_Task description_
Exclude the pictures and reproduce the remaining data exactly as written.

_Provided information_
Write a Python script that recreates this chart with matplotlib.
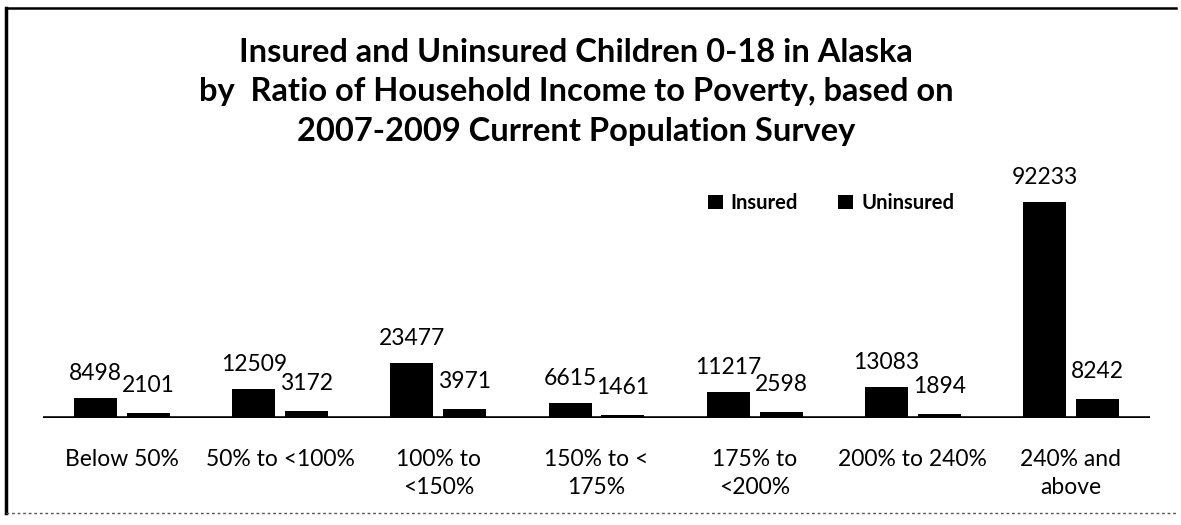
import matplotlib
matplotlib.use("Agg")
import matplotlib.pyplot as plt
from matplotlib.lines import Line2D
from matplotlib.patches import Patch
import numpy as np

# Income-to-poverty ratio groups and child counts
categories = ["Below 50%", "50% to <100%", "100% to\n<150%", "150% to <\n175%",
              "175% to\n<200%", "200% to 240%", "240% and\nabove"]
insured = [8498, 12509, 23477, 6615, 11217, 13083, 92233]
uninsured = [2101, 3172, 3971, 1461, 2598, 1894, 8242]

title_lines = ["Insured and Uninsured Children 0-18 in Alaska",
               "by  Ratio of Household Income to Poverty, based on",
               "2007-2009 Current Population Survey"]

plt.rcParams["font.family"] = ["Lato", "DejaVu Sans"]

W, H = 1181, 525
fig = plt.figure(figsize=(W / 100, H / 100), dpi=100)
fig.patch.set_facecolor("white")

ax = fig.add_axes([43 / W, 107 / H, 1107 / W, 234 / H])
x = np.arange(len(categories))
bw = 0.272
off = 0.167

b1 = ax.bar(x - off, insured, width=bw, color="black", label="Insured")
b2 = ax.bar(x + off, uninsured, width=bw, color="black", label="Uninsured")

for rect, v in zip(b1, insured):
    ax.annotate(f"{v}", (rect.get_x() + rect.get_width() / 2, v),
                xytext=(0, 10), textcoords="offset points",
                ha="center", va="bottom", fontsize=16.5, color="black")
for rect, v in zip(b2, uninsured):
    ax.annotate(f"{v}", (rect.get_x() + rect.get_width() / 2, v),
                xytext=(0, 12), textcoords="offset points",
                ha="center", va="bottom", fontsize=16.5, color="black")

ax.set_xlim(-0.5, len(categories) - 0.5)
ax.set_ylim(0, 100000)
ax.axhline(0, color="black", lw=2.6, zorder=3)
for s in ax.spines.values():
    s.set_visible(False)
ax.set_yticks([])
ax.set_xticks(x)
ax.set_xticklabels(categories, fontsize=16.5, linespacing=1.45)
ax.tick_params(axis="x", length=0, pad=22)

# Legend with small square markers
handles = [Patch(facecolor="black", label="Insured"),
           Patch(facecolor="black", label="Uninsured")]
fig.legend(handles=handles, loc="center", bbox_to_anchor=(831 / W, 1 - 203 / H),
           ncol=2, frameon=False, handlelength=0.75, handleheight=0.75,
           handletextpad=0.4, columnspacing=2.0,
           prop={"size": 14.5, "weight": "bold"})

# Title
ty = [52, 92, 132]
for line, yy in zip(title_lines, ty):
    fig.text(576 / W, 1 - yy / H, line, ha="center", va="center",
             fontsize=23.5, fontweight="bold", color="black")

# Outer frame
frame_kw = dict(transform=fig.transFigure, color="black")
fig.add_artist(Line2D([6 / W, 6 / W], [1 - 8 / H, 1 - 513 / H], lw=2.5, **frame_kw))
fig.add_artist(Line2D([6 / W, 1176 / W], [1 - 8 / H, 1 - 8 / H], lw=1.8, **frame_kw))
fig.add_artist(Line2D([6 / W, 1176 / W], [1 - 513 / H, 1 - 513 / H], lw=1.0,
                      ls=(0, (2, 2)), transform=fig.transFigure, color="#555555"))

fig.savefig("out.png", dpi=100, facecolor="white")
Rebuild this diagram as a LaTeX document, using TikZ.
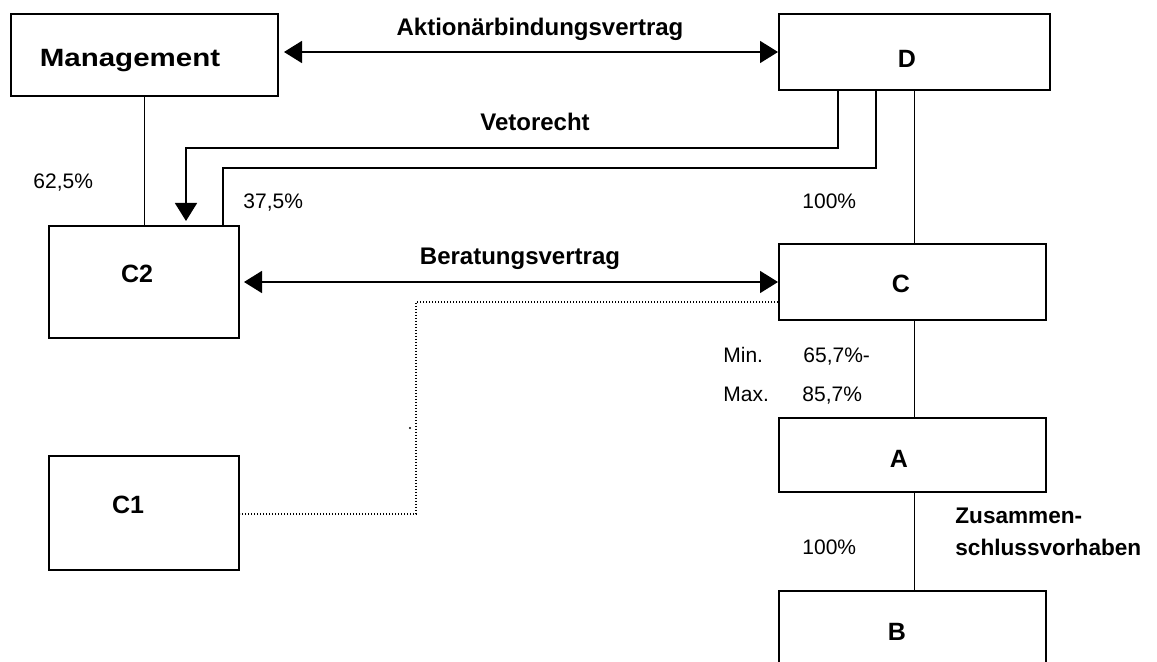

_Task response_
Write a Python script that recreates this chart with matplotlib.
import matplotlib
matplotlib.use("Agg")
import matplotlib.pyplot as plt
from matplotlib.lines import Line2D
from matplotlib.patches import Patch
import numpy as np

# Income-to-poverty ratio groups and child counts
categories = ["Below 50%", "50% to <100%", "100% to\n<150%", "150% to <\n175%",
              "175% to\n<200%", "200% to 240%", "240% and\nabove"]
insured = [8498, 12509, 23477, 6615, 11217, 13083, 92233]
uninsured = [2101, 3172, 3971, 1461, 2598, 1894, 8242]

title_lines = ["Insured and Uninsured Children 0-18 in Alaska",
               "by  Ratio of Household Income to Poverty, based on",
               "2007-2009 Current Population Survey"]

plt.rcParams["font.family"] = ["Lato", "DejaVu Sans"]

W, H = 1181, 525
fig = plt.figure(figsize=(W / 100, H / 100), dpi=100)
fig.patch.set_facecolor("white")

ax = fig.add_axes([43 / W, 107 / H, 1107 / W, 234 / H])
x = np.arange(len(categories))
bw = 0.272
off = 0.167

b1 = ax.bar(x - off, insured, width=bw, color="black", label="Insured")
b2 = ax.bar(x + off, uninsured, width=bw, color="black", label="Uninsured")

for rect, v in zip(b1, insured):
    ax.annotate(f"{v}", (rect.get_x() + rect.get_width() / 2, v),
                xytext=(0, 10), textcoords="offset points",
                ha="center", va="bottom", fontsize=16.5, color="black")
for rect, v in zip(b2, uninsured):
    ax.annotate(f"{v}", (rect.get_x() + rect.get_width() / 2, v),
                xytext=(0, 12), textcoords="offset points",
                ha="center", va="bottom", fontsize=16.5, color="black")

ax.set_xlim(-0.5, len(categories) - 0.5)
ax.set_ylim(0, 100000)
ax.axhline(0, color="black", lw=2.6, zorder=3)
for s in ax.spines.values():
    s.set_visible(False)
ax.set_yticks([])
ax.set_xticks(x)
ax.set_xticklabels(categories, fontsize=16.5, linespacing=1.45)
ax.tick_params(axis="x", length=0, pad=22)

# Legend with small square markers
handles = [Patch(facecolor="black", label="Insured"),
           Patch(facecolor="black", label="Uninsured")]
fig.legend(handles=handles, loc="center", bbox_to_anchor=(831 / W, 1 - 203 / H),
           ncol=2, frameon=False, handlelength=0.75, handleheight=0.75,
           handletextpad=0.4, columnspacing=2.0,
           prop={"size": 14.5, "weight": "bold"})

# Title
ty = [52, 92, 132]
for line, yy in zip(title_lines, ty):
    fig.text(576 / W, 1 - yy / H, line, ha="center", va="center",
             fontsize=23.5, fontweight="bold", color="black")

# Outer frame
frame_kw = dict(transform=fig.transFigure, color="black")
fig.add_artist(Line2D([6 / W, 6 / W], [1 - 8 / H, 1 - 513 / H], lw=2.5, **frame_kw))
fig.add_artist(Line2D([6 / W, 1176 / W], [1 - 8 / H, 1 - 8 / H], lw=1.8, **frame_kw))
fig.add_artist(Line2D([6 / W, 1176 / W], [1 - 513 / H, 1 - 513 / H], lw=1.0,
                      ls=(0, (2, 2)), transform=fig.transFigure, color="#555555"))

fig.savefig("out.png", dpi=100, facecolor="white")
Rebuild this diagram as a LaTeX document, using TikZ.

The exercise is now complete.